Bhakti poetry delves into philosophical concepts like oneness, non-duality, surrender, and detachment. Carnatic musicians use these themes to explore profound philosophical ideas through their music, offering a contemplative experience to the audience.
The themes of bhakti poetry often reflect the inner journey of the devotee seeking union with the divine. Carnatic music becomes a medium for musicians to narrate and experience this inner journey, inviting the audience to embark on a similar spiritual exploration.
The spiritual element from bhakti poetry adds a devotional aspect to Carnatic music, transforming it to a mere art form to a spiritual and transcendental experience. The deep emotions, devotion, and philosophical contemplation present in the music offer a spiritual journey to both the performers and the audience.
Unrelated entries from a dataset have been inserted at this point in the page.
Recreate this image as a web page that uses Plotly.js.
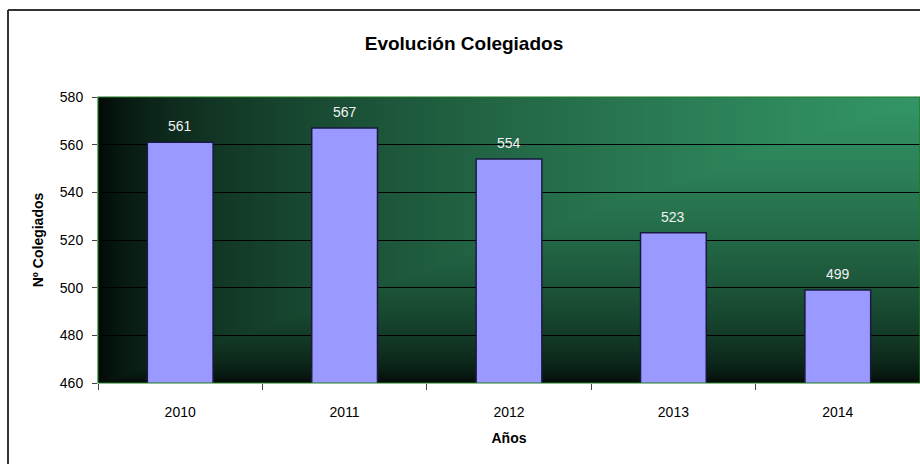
<!DOCTYPE html>
<html>
<head>
<meta charset="utf-8">
<script src="https://cdn.plot.ly/plotly-3.0.1.min.js"></script>
<style>
html,body{margin:0;padding:0;background:#fff;overflow:hidden;width:920px;height:464px;}
#chart{width:930px;height:480px;}
</style>
</head>
<body>
<div id="chart"></div>
<script>
const years = ["2010", "2011", "2012", "2013", "2014"];
const colegiados = [561, 567, 554, 523, 499];
const yTicks = [460, 480, 500, 520, 540, 560, 580];

// background gradient (corner gradient from top-right green to black)
function makeGradient(w, h) {
  const c = document.createElement('canvas');
  c.width = w; c.height = h;
  const ctx = c.getContext('2d');
  const img = ctx.createImageData(w, h);
  const g = [51, 150, 102];
  for (let y = 0; y < h; y++) {
    for (let x = 0; x < w; x++) {
      const dx = (w - x) / w, dy = y / h;
      const t = Math.max(dx, dy);
      const f = Math.pow(Math.max(0, 1 - t), 0.55);
      const i = (y * w + x) * 4;
      img.data[i] = Math.round(g[0] * f);
      img.data[i + 1] = Math.round(4 + (g[1] - 4) * f);
      img.data[i + 2] = Math.round(2 + (g[2] - 2) * f);
      img.data[i + 3] = 255;
    }
  }
  ctx.putImageData(img, 0, 0);
  return c.toDataURL('image/png');
}

const font = "Liberation Sans, Arial, sans-serif";

const trace = {
  type: 'bar',
  x: years,
  y: colegiados,
  width: 0.4,
  marker: { color: '#9999ff', line: { color: '#1a1a40', width: 1.5 } },
  hoverinfo: 'none'
};

const annotations = years.map((yr, i) => ({
  x: i, y: colegiados[i], xref: 'x', yref: 'y',
  text: String(colegiados[i]), showarrow: false,
  yanchor: 'bottom', yshift: 6,
  font: { family: font, size: 14, color: '#f2f2f2' }
}));

const layout = {
  width: 930, height: 480,
  margin: { l: 98, r: 10, t: 97, b: 97 },
  paper_bgcolor: '#ffffff',
  plot_bgcolor: 'rgba(0,0,0,0)',
  showlegend: false,
  title: {
    text: '<b>Evolución Colegiados</b>',
    font: { family: font, size: 19, color: '#000' },
    x: 464 / 930, xref: 'container', xanchor: 'center', y: 0.91, yref: 'container', yanchor: 'middle'
  },
  xaxis: {
    type: 'category',
    categoryorder: 'array',
    categoryarray: years,
    range: [-0.5, 4.5],
    autorange: false,
    tickson: 'boundaries',
    ticks: 'outside', ticklen: 6, tickcolor: '#444', tickwidth: 1,
    ticklabelstandoff: 19,
    showgrid: false, zeroline: false, showline: false,
    tickfont: { family: font, size: 14, color: '#000' },
    title: { text: '<b>Años</b>', font: { family: font, size: 14, color: '#000' }, standoff: 14 },
    fixedrange: true
  },
  yaxis: {
    range: [460, 580],
    autorange: false,
    tickvals: yTicks,
    ticks: 'outside', ticklen: 5, tickcolor: '#444', tickwidth: 1,
    ticklabelstandoff: 6,
    showgrid: true, gridcolor: '#000000', gridwidth: 1,
    zeroline: false, showline: false,
    tickfont: { family: font, size: 14, color: '#000' },
    title: { text: '<b>Nº Colegiados</b>', font: { family: font, size: 14, color: '#000' }, standoff: 12 },
    fixedrange: true
  },
  annotations: annotations,
  images: [{
    source: makeGradient(822, 286),
    xref: 'paper', yref: 'paper', x: 0, y: 1, sizex: 1, sizey: 1,
    sizing: 'stretch', xanchor: 'left', yanchor: 'top', layer: 'below'
  }],
  shapes: [
    { type: 'rect', xref: 'paper', yref: 'paper', x0: 0, x1: 1, y0: 0, y1: 1,
      line: { color: '#1f7a1f', width: 1.2 }, fillcolor: 'rgba(0,0,0,0)', layer: 'above' },
    { type: 'line', xref: 'paper', yref: 'paper', x0: -90/822, x1: 1.02, y0: 1 + 87/286, y1: 1 + 87/286,
      line: { color: '#333', width: 2 } },
    { type: 'line', xref: 'paper', yref: 'paper', x0: -90/822, x1: -90/822, y0: -0.4, y1: 1 + 87/286,
      line: { color: '#333', width: 2 } }
  ]
};

Plotly.newPlot('chart', [trace], layout, { displayModeBar: false, staticPlot: true });
</script>
</body>
</html>
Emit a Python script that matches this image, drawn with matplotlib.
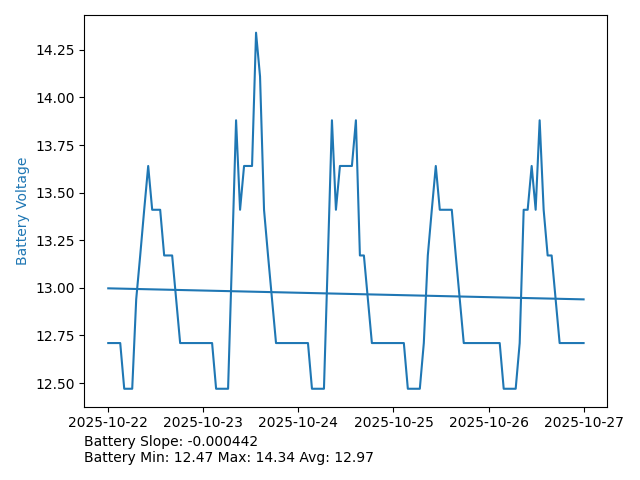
import matplotlib
matplotlib.use("Agg")
import matplotlib.pyplot as plt
import numpy as np
import pandas as pd

# hourly battery readings, 2025-10-22 .. 2025-10-27
voltage = [
    12.71, 12.71, 12.71, 12.71, 12.47, 12.47, 12.47, 12.94, 13.17, 13.41,
    13.64, 13.41, 13.41, 13.41, 13.17, 13.17, 13.17, 12.94, 12.71, 12.71,
    12.71, 12.71, 12.71, 12.71, 12.71, 12.71, 12.71, 12.47, 12.47, 12.47,
    12.47, 13.17, 13.88, 13.41, 13.64, 13.64, 13.64, 14.34, 14.11, 13.41,
    13.17, 12.94, 12.71, 12.71, 12.71, 12.71, 12.71, 12.71, 12.71, 12.71,
    12.71, 12.47, 12.47, 12.47, 12.47, 13.17, 13.88, 13.41, 13.64, 13.64,
    13.64, 13.64, 13.88, 13.17, 13.17, 12.94, 12.71, 12.71, 12.71, 12.71,
    12.71, 12.71, 12.71, 12.71, 12.71, 12.47, 12.47, 12.47, 12.47, 12.71,
    13.17, 13.41, 13.64, 13.41, 13.41, 13.41, 13.41, 13.17, 12.94, 12.71,
    12.71, 12.71, 12.71, 12.71, 12.71, 12.71, 12.71, 12.71, 12.71, 12.47,
    12.47, 12.47, 12.47, 12.71, 13.41, 13.41, 13.64, 13.41, 13.88, 13.41,
    13.17, 13.17, 12.94, 12.71, 12.71, 12.71, 12.71, 12.71, 12.71, 12.71,
]
times = pd.date_range("2025-10-22 00:00", "2025-10-27 00:00", periods=len(voltage))

slope_text = "Battery Slope: -0.000442"
stats_text = "Battery Min: 12.47 Max: 14.34 Avg: 12.97"

v = np.array(voltage)
idx = np.arange(len(v))
m, b = np.polyfit(idx, v, 1)
trend = m * idx + b

fig, ax = plt.subplots(figsize=(6.4, 4.8), dpi=100)
fig.subplots_adjust(left=0.132, right=0.949, top=0.969, bottom=0.153)

ax.plot(times, v, color="tab:blue")
ax.plot(times, trend, color="tab:blue")
ax.set_ylabel("Battery Voltage", color="tab:blue")

fig.text(0.132, 0.094, slope_text + "\n" + stats_text, ha="left", va="top")

fig.savefig("out.png")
From the early centuries, bhakti saints who have propagated the path of devotion and spirituality have profoundly influenced the evolution of Carnatic music. Their message of renunciation reached the masses through their compositions. This paved the way for creative experiments in Carnatic music, along with the introduction of new types of musical forms.
Deeply impacted by bhakti themes, poetry and musical elements–it transformed the very face of Carnatic music.